▸ **Materials provided**:

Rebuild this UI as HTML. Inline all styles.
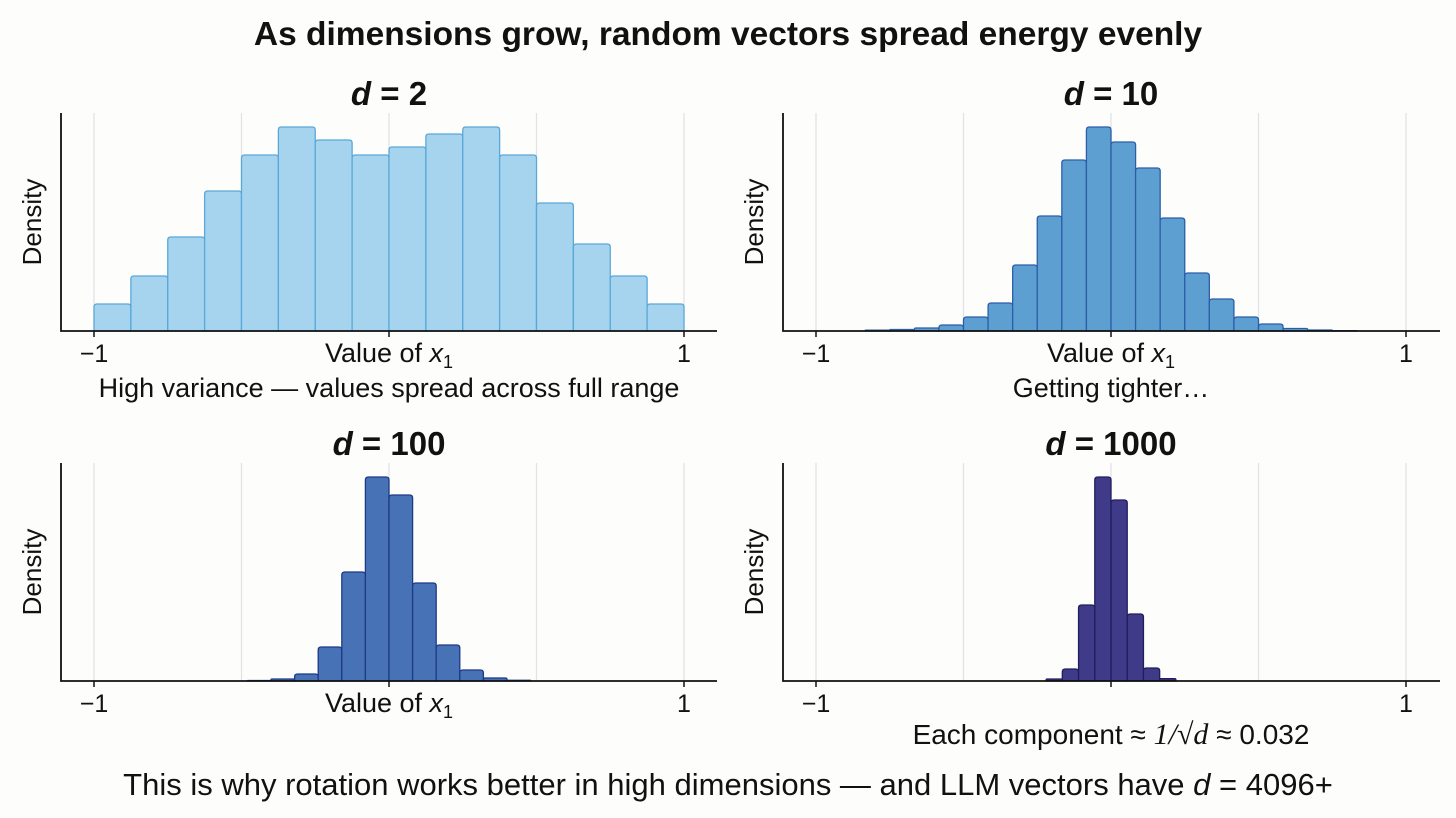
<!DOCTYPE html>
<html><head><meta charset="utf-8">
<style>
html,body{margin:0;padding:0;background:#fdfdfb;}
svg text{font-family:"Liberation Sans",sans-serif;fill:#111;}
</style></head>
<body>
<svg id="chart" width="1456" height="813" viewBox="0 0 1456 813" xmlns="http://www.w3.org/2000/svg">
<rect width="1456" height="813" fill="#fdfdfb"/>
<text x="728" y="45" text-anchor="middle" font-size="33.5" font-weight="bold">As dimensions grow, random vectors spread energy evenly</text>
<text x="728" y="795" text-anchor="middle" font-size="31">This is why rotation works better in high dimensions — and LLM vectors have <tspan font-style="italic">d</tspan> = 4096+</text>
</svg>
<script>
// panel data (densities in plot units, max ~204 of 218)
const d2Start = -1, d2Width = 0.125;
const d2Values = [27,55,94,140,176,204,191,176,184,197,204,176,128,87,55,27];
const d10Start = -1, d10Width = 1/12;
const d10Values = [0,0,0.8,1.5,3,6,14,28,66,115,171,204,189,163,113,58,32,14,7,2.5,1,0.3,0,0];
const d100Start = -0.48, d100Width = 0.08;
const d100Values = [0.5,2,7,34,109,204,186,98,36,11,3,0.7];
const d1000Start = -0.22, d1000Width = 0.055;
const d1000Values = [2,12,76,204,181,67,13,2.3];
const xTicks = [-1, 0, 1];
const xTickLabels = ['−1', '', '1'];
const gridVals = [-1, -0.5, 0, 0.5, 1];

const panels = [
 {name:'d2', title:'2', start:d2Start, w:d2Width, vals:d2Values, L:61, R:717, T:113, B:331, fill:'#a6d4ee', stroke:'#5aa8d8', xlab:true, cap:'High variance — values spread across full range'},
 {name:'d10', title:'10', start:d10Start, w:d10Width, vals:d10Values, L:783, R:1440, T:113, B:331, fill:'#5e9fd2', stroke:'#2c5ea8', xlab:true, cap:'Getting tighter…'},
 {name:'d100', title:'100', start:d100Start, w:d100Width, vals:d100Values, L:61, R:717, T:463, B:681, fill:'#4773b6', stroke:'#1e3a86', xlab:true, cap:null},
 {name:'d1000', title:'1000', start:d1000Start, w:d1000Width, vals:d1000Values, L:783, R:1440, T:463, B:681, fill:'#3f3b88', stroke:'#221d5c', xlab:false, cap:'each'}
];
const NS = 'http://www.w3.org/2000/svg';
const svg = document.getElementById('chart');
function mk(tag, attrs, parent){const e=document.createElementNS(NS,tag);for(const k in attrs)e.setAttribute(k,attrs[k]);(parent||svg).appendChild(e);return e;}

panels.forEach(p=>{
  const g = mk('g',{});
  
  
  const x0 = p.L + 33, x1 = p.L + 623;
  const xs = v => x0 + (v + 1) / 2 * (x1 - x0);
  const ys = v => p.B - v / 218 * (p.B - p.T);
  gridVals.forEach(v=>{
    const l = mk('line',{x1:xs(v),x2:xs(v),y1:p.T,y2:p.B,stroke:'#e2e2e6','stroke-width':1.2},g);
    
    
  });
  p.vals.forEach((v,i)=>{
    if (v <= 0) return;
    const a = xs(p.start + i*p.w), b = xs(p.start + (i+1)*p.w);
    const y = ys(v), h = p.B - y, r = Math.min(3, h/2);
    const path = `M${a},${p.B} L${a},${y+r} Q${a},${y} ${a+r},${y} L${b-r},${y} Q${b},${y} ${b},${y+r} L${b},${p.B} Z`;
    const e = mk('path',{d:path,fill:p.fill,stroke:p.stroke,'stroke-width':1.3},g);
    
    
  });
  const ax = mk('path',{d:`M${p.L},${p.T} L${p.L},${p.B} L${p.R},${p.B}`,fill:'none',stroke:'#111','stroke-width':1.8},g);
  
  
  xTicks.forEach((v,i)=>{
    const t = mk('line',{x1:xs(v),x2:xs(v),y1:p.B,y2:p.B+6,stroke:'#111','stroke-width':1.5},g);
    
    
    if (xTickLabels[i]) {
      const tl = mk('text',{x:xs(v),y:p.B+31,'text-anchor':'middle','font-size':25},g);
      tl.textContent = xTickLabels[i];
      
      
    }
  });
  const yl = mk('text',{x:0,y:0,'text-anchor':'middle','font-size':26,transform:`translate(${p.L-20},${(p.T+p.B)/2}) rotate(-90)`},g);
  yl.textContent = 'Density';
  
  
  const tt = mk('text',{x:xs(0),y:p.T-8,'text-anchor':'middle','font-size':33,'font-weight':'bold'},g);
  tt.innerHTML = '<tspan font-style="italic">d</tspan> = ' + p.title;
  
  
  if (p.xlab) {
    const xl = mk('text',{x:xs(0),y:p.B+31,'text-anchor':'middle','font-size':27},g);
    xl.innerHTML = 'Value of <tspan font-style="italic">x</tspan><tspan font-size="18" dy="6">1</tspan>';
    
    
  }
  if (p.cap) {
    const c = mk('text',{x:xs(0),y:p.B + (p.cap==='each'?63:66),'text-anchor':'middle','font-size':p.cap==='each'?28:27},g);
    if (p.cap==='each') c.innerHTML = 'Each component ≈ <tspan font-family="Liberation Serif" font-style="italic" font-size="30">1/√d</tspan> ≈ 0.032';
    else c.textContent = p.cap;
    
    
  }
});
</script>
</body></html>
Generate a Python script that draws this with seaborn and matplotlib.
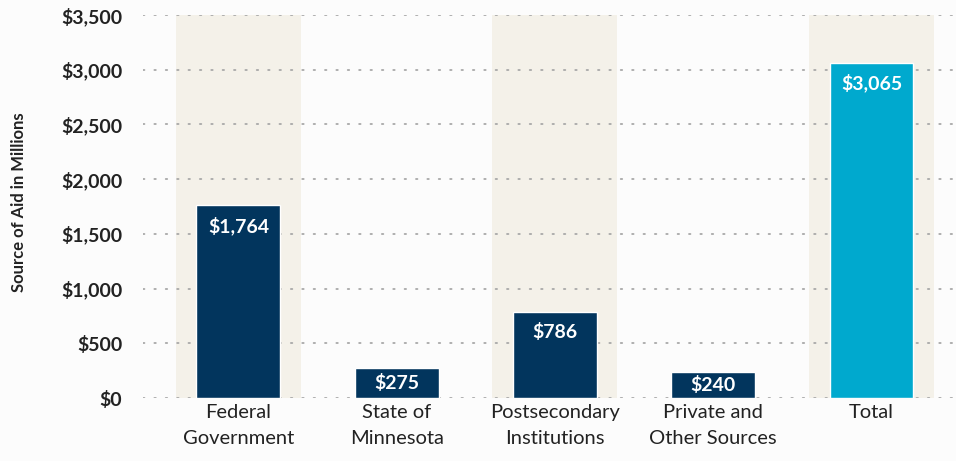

▸ **Stated task**:
Write out the lines from the start of the material to the line with "const gridVals = [-1, -0.5, 0, 0.5, 1];", inclusive and exactly. Skip the pictures.

▸ **Task solution**:
Rebuild this UI as HTML. Inline all styles.
<!DOCTYPE html>
<html><head><meta charset="utf-8">
<style>
html,body{margin:0;padding:0;background:#fdfdfb;}
svg text{font-family:"Liberation Sans",sans-serif;fill:#111;}
</style></head>
<body>
<svg id="chart" width="1456" height="813" viewBox="0 0 1456 813" xmlns="http://www.w3.org/2000/svg">
<rect width="1456" height="813" fill="#fdfdfb"/>
<text x="728" y="45" text-anchor="middle" font-size="33.5" font-weight="bold">As dimensions grow, random vectors spread energy evenly</text>
<text x="728" y="795" text-anchor="middle" font-size="31">This is why rotation works better in high dimensions — and LLM vectors have <tspan font-style="italic">d</tspan> = 4096+</text>
</svg>
<script>
// panel data (densities in plot units, max ~204 of 218)
const d2Start = -1, d2Width = 0.125;
const d2Values = [27,55,94,140,176,204,191,176,184,197,204,176,128,87,55,27];
const d10Start = -1, d10Width = 1/12;
const d10Values = [0,0,0.8,1.5,3,6,14,28,66,115,171,204,189,163,113,58,32,14,7,2.5,1,0.3,0,0];
const d100Start = -0.48, d100Width = 0.08;
const d100Values = [0.5,2,7,34,109,204,186,98,36,11,3,0.7];
const d1000Start = -0.22, d1000Width = 0.055;
const d1000Values = [2,12,76,204,181,67,13,2.3];
const xTicks = [-1, 0, 1];
const xTickLabels = ['−1', '', '1'];
const gridVals = [-1, -0.5, 0, 0.5, 1];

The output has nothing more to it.